Sept ans de travail pour une première mondiale : la transparisation (le fait de rendre transparent) d’un œil humain entier. Ce travail, tout juste publié dans la revue Communications Biology, est une collaboration franco-suisse entre, d’une part, Marie Darche, une ingénieure de recherche et membre de l’équipe du Pr Michel Paques à l’hôpital des Quinze-Vingts et à l’institut de la vision (Paris), et d’autre part ses collègues de l’institut Wyss (Genève).

Rendre un organe transparent
Si les seconds se sont eux occupé du versant imagerie du projet grâce à un dispositif optique particulier, un microscope à feuillet de lumière (MesoSPIM), la biologiste s’est, elle, attaquée au versant “clearing”, c’est-à-dire les étapes de transparisation permettant de transformer un échantillon biologique initialement opaque en une structure transparente.
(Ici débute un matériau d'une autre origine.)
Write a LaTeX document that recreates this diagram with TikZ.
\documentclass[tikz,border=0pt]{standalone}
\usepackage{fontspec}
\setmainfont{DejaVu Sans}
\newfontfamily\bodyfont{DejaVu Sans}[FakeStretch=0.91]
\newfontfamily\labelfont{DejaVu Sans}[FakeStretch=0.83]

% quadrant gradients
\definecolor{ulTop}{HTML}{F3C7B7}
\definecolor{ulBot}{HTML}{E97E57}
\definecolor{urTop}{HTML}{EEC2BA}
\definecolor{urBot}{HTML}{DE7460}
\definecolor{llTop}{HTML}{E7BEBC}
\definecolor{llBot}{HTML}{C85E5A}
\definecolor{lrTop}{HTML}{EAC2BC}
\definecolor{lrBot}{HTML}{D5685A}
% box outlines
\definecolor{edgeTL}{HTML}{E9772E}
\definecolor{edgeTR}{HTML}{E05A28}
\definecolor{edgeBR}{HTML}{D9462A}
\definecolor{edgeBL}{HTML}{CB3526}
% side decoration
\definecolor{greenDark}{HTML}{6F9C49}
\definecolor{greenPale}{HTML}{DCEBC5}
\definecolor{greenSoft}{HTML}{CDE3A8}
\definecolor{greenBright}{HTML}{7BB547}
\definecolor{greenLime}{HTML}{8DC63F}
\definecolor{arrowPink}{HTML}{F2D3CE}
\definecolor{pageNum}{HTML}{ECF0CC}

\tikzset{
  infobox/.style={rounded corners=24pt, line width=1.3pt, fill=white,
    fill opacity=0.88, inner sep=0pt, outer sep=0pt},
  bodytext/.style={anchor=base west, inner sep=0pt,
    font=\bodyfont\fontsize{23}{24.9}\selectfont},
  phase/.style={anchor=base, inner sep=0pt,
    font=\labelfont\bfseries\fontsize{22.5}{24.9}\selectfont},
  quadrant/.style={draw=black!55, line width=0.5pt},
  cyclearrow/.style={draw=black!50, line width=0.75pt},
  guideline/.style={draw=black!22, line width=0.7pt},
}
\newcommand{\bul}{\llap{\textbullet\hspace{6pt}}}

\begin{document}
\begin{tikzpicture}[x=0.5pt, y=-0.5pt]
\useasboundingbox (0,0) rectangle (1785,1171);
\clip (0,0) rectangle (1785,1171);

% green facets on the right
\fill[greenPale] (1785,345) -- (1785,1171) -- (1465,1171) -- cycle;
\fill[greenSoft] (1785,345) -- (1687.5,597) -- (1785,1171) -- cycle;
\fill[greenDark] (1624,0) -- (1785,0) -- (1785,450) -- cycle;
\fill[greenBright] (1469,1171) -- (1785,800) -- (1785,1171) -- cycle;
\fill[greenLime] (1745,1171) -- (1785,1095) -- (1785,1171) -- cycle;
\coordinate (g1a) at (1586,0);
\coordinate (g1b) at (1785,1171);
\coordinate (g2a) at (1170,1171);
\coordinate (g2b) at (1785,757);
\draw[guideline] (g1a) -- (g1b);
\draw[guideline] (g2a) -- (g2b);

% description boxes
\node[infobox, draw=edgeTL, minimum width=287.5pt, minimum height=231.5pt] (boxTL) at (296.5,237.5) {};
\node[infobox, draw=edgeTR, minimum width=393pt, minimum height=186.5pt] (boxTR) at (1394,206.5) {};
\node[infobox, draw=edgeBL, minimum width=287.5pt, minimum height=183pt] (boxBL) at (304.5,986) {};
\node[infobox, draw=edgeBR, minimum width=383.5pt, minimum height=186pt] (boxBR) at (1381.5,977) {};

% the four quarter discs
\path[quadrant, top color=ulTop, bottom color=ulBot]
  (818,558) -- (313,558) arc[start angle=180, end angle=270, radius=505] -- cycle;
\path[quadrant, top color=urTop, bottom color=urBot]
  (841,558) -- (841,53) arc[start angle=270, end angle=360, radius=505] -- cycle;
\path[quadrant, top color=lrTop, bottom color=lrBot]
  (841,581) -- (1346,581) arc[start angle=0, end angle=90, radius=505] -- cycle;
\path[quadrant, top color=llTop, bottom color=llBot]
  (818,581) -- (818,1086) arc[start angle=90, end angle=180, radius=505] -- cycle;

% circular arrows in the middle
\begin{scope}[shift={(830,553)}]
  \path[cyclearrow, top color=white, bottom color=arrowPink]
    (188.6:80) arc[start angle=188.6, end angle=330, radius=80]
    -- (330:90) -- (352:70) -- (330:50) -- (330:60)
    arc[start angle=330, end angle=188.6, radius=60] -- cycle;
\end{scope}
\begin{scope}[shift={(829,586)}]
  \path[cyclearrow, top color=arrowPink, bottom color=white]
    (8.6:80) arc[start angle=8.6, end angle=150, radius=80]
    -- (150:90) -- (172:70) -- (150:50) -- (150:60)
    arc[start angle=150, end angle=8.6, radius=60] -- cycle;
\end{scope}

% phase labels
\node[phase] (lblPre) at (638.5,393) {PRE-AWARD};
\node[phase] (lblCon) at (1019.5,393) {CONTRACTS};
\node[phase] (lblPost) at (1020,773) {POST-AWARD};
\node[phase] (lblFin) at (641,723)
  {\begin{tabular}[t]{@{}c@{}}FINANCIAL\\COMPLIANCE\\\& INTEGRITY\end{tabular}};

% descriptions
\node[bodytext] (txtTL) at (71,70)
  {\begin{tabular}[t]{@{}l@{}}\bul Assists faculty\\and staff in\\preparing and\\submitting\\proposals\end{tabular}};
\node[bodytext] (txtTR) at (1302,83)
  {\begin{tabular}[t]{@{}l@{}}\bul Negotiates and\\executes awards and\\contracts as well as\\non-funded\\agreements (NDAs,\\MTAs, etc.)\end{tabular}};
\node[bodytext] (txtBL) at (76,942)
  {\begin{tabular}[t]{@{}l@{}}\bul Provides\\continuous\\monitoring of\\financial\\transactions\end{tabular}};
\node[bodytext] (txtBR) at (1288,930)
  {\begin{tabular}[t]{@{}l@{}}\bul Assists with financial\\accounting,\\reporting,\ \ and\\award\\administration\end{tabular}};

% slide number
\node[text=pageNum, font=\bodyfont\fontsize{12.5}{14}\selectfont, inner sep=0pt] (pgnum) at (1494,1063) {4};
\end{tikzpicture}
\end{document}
Comment ? Par différentes manipulations reposant sur une succession de bains dans des solvants organiques associées au marquage par des anticorps fluorescents. 
Tout commence forcément avec des dons d’yeux, issus ici de donneurs américains morts, la législation française ne permettant pas ce type précis de dons (la banque française des yeux ne s’occupe que des cornées et pas d’œil entier). En pratique, toujours de petites sphères de six centimètres cube de volume, dont on ne soupçonne pas l’extraordinaire complexité ni l’hétérogénéité en lien avec les différentes couches de cellules, vaisseaux, nerfs, cellules immunitaires…

“A la fois trop fragile, trop solide et trop pigmenté, l’œil est en fait l’organe le plus résistant du corps et c’est un véritable enfer à travailler !”, s’exclame la chercheuse. Autant de caractéristiques à l’origine de différents types de résistances aux techniques de “clearing” utilisées qu’avec son équipe elle a dû apprendre à lever, grâce aux nombreux échanges entre biologistes, physiciens, informaticiens et ophtalmologistes pour parvenir enfin à la mise au point du protocole le mieux adapté.

Car si d’autres équipes étaient parvenues par le passé à clarifier certains segments de l’œil, c’est bien ici la première fois qu’un œil entier est transparisé. “Au total, nous avons utilisé 25 yeux sains et allons prolonger nos travaux avec d’autres globes oculaires cette fois pathologiques et atteints de DMLA (dégénérescence maculaire liée à l’âge, ndlr), de glaucome et de myopie forte, le tout grâce au soutien d’associations de patients”, précise la chercheuse, qui poursuit : “Nos travaux permettront une approche plus holistique des pathologies de l’œil tout comme un meilleur dialogue entre chercheurs et cliniciens pour mieux comprendre les maladies de l’œil et leurs mécanismes”. 
L’équipe a déjà prévu de partager ses images en open source avec l’ensemble de la communauté scientifique et envisage au sein de l’hôpital des Quinze-Vingts l’acquisition de son propre microscope à feuillet de lumière. Semblable à celui situé à Genève, il pourrait toutefois disposer de nouvelles possibilités (plus de zoom, plus de couleurs…), histoire de voir toujours plus loin.